The actual two values are not required, for this exercise, but I find them to be x = 1.5392 or x = 2.6751.

MVR5 plots both functions g (green) and h (hot red) below over a tiny subinterval around these two locations. Encouragingly, the curves appear to have parallel tangents.

(Double-click images, to expand.)

[attachment=1:3o401mrs]first.JPG[/attachment:3o401mrs]

[attachment=0:3o401mrs]second.JPG[/attachment:3o401mrs]

 

[soroban]

Hello, turophile!

There are two solutions.

\(\displaystyle \text{Show that there is a number }x\text{ in the interval }(1, 3)\text{ at which the tangents}\)

. . \(\displaystyle \text{to the graphs of: }\:y \:=\: x^4 + 20x\:\text{ and }\:y \:=\: 4x^3 + 2x^2 + 15\:\text{ are parallel.}\)

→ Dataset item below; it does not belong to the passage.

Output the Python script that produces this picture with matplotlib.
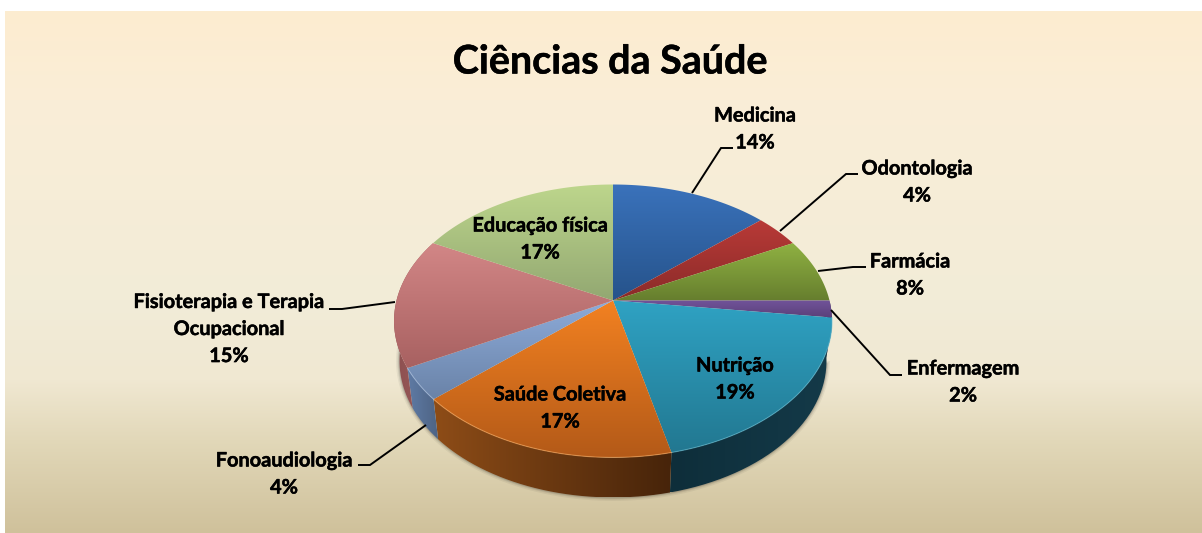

If the tangents are parallel, the two derivatives are equal:

. . \(\displaystyle 4x^3 +\;20 \;\;=\;\;12x^2 +\;4x \qquad\Rightarrow\qquad 4x^3 -\;12x^2 -\;4x\;+\;20 \;\;=\;\;0 \qquad\Rightarrow\qquad x^3 \;-\; 3x^2 \;-\; x \;+\; 5 \;\;=\:\;0\)


\(\displaystyle \text{The question becomes:}\)
. . \(\displaystyle \text{Does the cubic }f(x) \:=\:x^3-\;3x^2-\;x\;+\;5\:\text{ have an }x\text{-intercept on the interval }(1,3)\;?\)


\(\displaystyle \text{We find that: }\;\begin{array}{ccc}f(1) &=& +2 \\ f(2) &=& -1 \\ f(3) &=& +2 \end{array}\)


\(\displaystyle \text{Since the cubic is continuous, it has an }x\text{-intercept on the interval }(1,2)\,and\text{ on the interval }(2,3).\)

 

[mmm4444bot]

Ah, Soroban employed the 'ol 1-2-3 strategy. Good for him; less "rigor" saves time.